Sultán Ahmad was at this time so powerful,
as to be capable of riding three koss either for
the sake of amusement or the chase; and, as he
often came to Itimád Khán's house at unseasonable
times, the Khán received him with fear and
trembling. Although Wajíhu-l-Mulk continued
to urge Itimád Khán to put the Sultán to death,
he continued to delay the measure. One day,
however, Wajíhu-l-Mulk sent a message to the
Sultán, saying, that if a promise of succeeding
as prime-minister was given him, he would put
Itimád Khán to death. The Sultán, unconscious
of any thing being intended, encouraged him by
a promise of succeeding the minister; but, when
Wajíhu-l-Mulk told this to Itimád Khan, he
would not, he said, give credence to such a
thing, without having heard it with his own
ears. Wajíhu-l-Mulk, therefore, having carried
the Khán at night time to a house near Bhaddar,
concealed him in an antechamber; whence he
sent this message to the Sultán, “that, as he
could not venture to publicly meet the Sultán for
fear of Itimád Khán's spies, he begged the latter
would take the trouble of meeting him, in order
that an agreement might be drawn up. Wajíhu-l-Mulk
then prepared a royal seat for the
Sultán at the door of the antechamber where
he had concealed Itimád Khán. The Sultán
accordingly came and took his seat, when Wajíhu-l-Mulk
recapitulated to him what he had before
said, requesting that an agreement between
them might be drawn up. The former, without
hesitation, repeated all that had already passed
between them; when Itimád Khán, who had
overheard the whole conversation, presenting
himself from the antechamber, asked the Sultán
what he had ever done that he should conspire
against his life. The Sultán, who became petrified
with astonishment, was immediately
killed by Itimád Khán's servants, who, according
to order, inflicted on him several blows of a
stick. Having afterwards taken up his dead
body, they threw it on the sands of the Sabarmatí
river, which is close by the houses of
Bhaddar. These events happened on Monday,
April 12,
A.D. 1561.
Those who found the body thought some of his intimate associates must have murdered the Sultán; and, on removing it from thence, it was buried in the vault of Sultán Ahmad I.
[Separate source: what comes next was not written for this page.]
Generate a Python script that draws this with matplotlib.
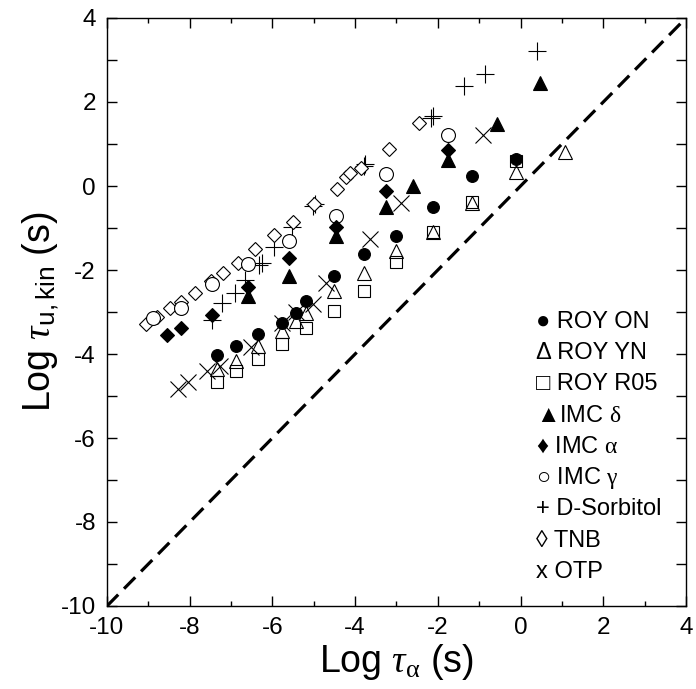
import matplotlib
matplotlib.use('Agg')
import matplotlib.pyplot as plt
from matplotlib.ticker import MultipleLocator

plt.rcParams['font.family'] = ['Liberation Sans', 'DejaVu Sans']
plt.rcParams['mathtext.fontset'] = 'custom'
plt.rcParams['mathtext.rm'] = 'Liberation Sans'
plt.rcParams['mathtext.it'] = 'Liberation Serif:italic'
plt.rcParams['mathtext.sf'] = 'Liberation Serif'
plt.rcParams['axes.unicode_minus'] = False

# ---------------- data ----------------
roy_on_x = [-7.35, -6.87, -6.35, -5.78, -5.42, -5.18, -4.51, -3.78, -3.00, -2.12, -1.17, -0.12]
roy_on_y = [-4.02, -3.80, -3.53, -3.25, -3.03, -2.73, -2.14, -1.62, -1.18, -0.49, 0.25, 0.64]

roy_yn_x = [-7.35, -6.87, -6.35, -5.78, -5.42, -5.18, -4.51, -3.78, -3.00, -2.12, -1.17, -0.12, 1.07]
roy_yn_y = [-4.36, -4.17, -3.82, -3.45, -3.21, -3.03, -2.50, -2.06, -1.54, -1.09, -0.41, 0.34, 0.82]

roy_r05_x = [-7.35, -6.87, -6.35, -5.78, -5.18, -4.51, -3.78, -3.00, -2.12, -1.17, -0.12]
roy_r05_y = [-4.67, -4.40, -4.11, -3.76, -3.39, -2.98, -2.49, -1.80, -1.09, -0.37, 0.60]

imc_d_x = [-6.60, -5.61, -4.46, -3.26, -2.60, -1.75, -0.57, 0.46]
imc_d_y = [-2.62, -2.14, -1.18, -0.49, 0.01, 0.62, 1.48, 2.46]

imc_a_x = [-8.56, -8.22, -7.45, -6.60, -5.61, -4.46, -3.26, -1.75]
imc_a_y = [-3.55, -3.37, -3.07, -2.40, -1.72, -0.97, -0.12, 0.86]

imc_g_x = [-8.89, -8.21, -7.46, -6.60, -5.60, -4.46, -3.26, -1.75]
imc_g_y = [-3.14, -2.91, -2.33, -1.85, -1.31, -0.71, 0.29, 1.21]

sorb_x = [-7.45, -7.23, -6.91, -6.67, -6.33, -6.26, -5.96, -5.52, -5.02, -4.98, -3.79, -3.75, -2.16, -2.12, -1.37, -0.87, 0.39]
sorb_y = [-3.19, -2.79, -2.55, -2.24, -1.88, -1.83, -1.45, -0.97, -0.48, -0.44, 0.48, 0.52, 1.63, 1.66, 2.38, 2.67, 3.21]

tnb_x = [-9.05, -8.80, -8.48, -8.20, -7.88, -7.49, -7.19, -6.83, -6.42, -5.97, -5.50, -4.99,
         -4.45, -4.21, -4.13, -3.85, -3.18, -2.45]
tnb_y = [-3.29, -3.11, -2.90, -2.75, -2.55, -2.26, -2.08, -1.83, -1.50, -1.17, -0.85, -0.42,
         -0.07, 0.22, 0.30, 0.42, 0.88, 1.49]

otp_x = [-8.28, -8.04, -7.58, -7.27, -6.51, -5.78, -5.42, -5.02, -4.71, -3.63, -2.88, -0.91]
otp_y = [-4.84, -4.66, -4.41, -4.29, -3.83, -3.25, -3.01, -2.80, -2.32, -1.27, -0.41, 1.21]

diag = [-10, 4]

legend_labels = ['\u25CF ROY ON', '\u0394 ROY YN', '\u25A1 ROY R05', '\u25B2IMC $\\mathsf{\\delta}$',
                 '\u2666 IMC $\\mathsf{\\alpha}$', '\u25CB IMC $\\mathsf{\\gamma}$', '+ D-Sorbitol',
                 '\u25CA TNB', 'x OTP']

xticks = [-10, -8, -6, -4, -2, 0, 2, 4]
yticks = [-10, -8, -6, -4, -2, 0, 2, 4]

# ---------------- figure ----------------
fig = plt.figure(figsize=(6.96, 6.89), dpi=100)
ax = fig.add_axes([107 / 696, 83 / 689, 579 / 696, 588 / 689])

ax.plot(diag, diag, color='k', lw=2.3, dashes=(5, 2.6), zorder=1)

mew = 0.8
ax.plot(otp_x, otp_y, 'x', color='k', ms=11.5, mew=mew, ls='none')
ax.plot(sorb_x, sorb_y, '+', color='k', ms=12.5, mew=mew, ls='none')
ax.plot(tnb_x, tnb_y, 'D', mfc='white', mec='k', ms=7, mew=mew, ls='none')
ax.plot(imc_g_x, imc_g_y, 'o', mfc='white', mec='k', ms=10, mew=mew, ls='none')
ax.plot(imc_a_x, imc_a_y, 'D', mfc='k', mec='k', ms=7, mew=mew, ls='none')
ax.plot(imc_d_x, imc_d_y, '^', mfc='k', mec='k', ms=10, mew=mew, ls='none')
ax.plot(roy_r05_x, roy_r05_y, 's', mfc='none', mec='k', ms=9, mew=mew, ls='none')
ax.plot(roy_yn_x, roy_yn_y, '^', mfc='none', mec='k', ms=10.5, mew=mew, ls='none')
ax.plot(roy_on_x, roy_on_y, 'o', mfc='k', mec='k', ms=8.5, mew=mew, ls='none')

ax.set_xlim(-10, 4)
ax.set_ylim(-10, 4)
ax.set_xticks(xticks)
ax.set_yticks(yticks)
ax.set_xticklabels([str(t) for t in xticks])
ax.set_yticklabels([str(t) for t in yticks])
ax.xaxis.set_minor_locator(MultipleLocator(1))
ax.yaxis.set_minor_locator(MultipleLocator(1))
ax.tick_params(which='both', direction='in', top=True, right=True, width=1.0, labelsize=17.5)
ax.tick_params(axis='x', which='major', length=7, pad=8)
ax.tick_params(axis='x', which='minor', length=3.5)
ax.tick_params(axis='y', which='both', length=7, pad=8)
for s in ax.spines.values():
    s.set_linewidth(1.0)

ax.set_xlabel(r'Log $\tau_{\mathsf{\alpha}}$ (s)', fontsize=27, labelpad=2)
ax.set_ylabel(r'Log $\tau_{\mathrm{u,kin}}$ (s)', fontsize=27, labelpad=0)

y0 = -3.23
dy = 0.745
for i, lab in enumerate(legend_labels):
    ax.text(0.37, y0 - i * dy, lab, fontsize=17, ha='left', va='center')

fig.savefig('out.png', dpi=100)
Previously to the Sultán's murder, Beirám
Khán had been murdered at the city of Patan,
on his way to Mekka; as Arsh Ashiáni
Akbar Pádsháh, on that very year, for the
several reasons detailed in the Akbar-Námah,
had given him permission to go to the Holy
City, on a pilgrimage. Beirám Khán, on arriving
at Patan, encamped there on the plain,
intending to rest himself for some days. As
Músá Khán Faoládí was at this time in uncontrolled
power in that quarter, a crowd of
Afgháns, who increased the disorders of the
country, had collected about him. Among
others, was a person named Mubárak Khán
Lohání; who, as his father had been inadvertently
killed, in the battle of Máchíwáráh, by
Beirám Khán, was now determined to take revenge.
The Afghans accordingly excited a
tumult, both on account of this occurrence, and
because a Kashmírian woman, the wife of Selím
Khán, by whom she had a daughter, after betrothing
her to the son of Beirám Khán, was
now accompanying him on his pilgrimage to
Mekka. One day, Beirám Khán had gone to a
pleasure seat, situated in the midst of a large
lake, near the city; and had returned in the
boat which had conveyed him there, when the
above-mentioned Afghán, accompanied by thirty
or forty others, arrived on the borders of the
lake, just as Beirám Khán had mounted his
horse. On this occasion, the dishonourable
Afghán, though the Khán had requested the
whole to come to him, so struck him on the
back with a dagger that it passed out at his
breast. The others, then drawing their swords,
completed his business, and put him to death.
His followers and attendants, distracted and
astonished, took to flight; and left the Khán's
bleeding body in the dust, where it was allowed
to lie, until some Fakírs and inhabitants carried
it away, and buried it near the mausoleum of
Shaikh Hissám. This event happened on Friday,
the 14th of Jumádá-ul-awal, A. Hij. 968,
22nd January,
A.D. 1561.
Beirám Khán's body was afterwards carried to the holy Mashhad, and buried there, through the exertion of Hussain Kúli Khán.
After Beirám Khán's death, the robbers of Patan plundered his followers, and left them nothing. Khoájah Malik, and several others, who brought away Abdú-l-Karím, (son and rightful heir of the Khán,) with his mother, saved them from that calamity, and sent them to Ahmadábád; whence, after four months, they went to the capital, (Dehlí) by desire of the Emperor Akbar.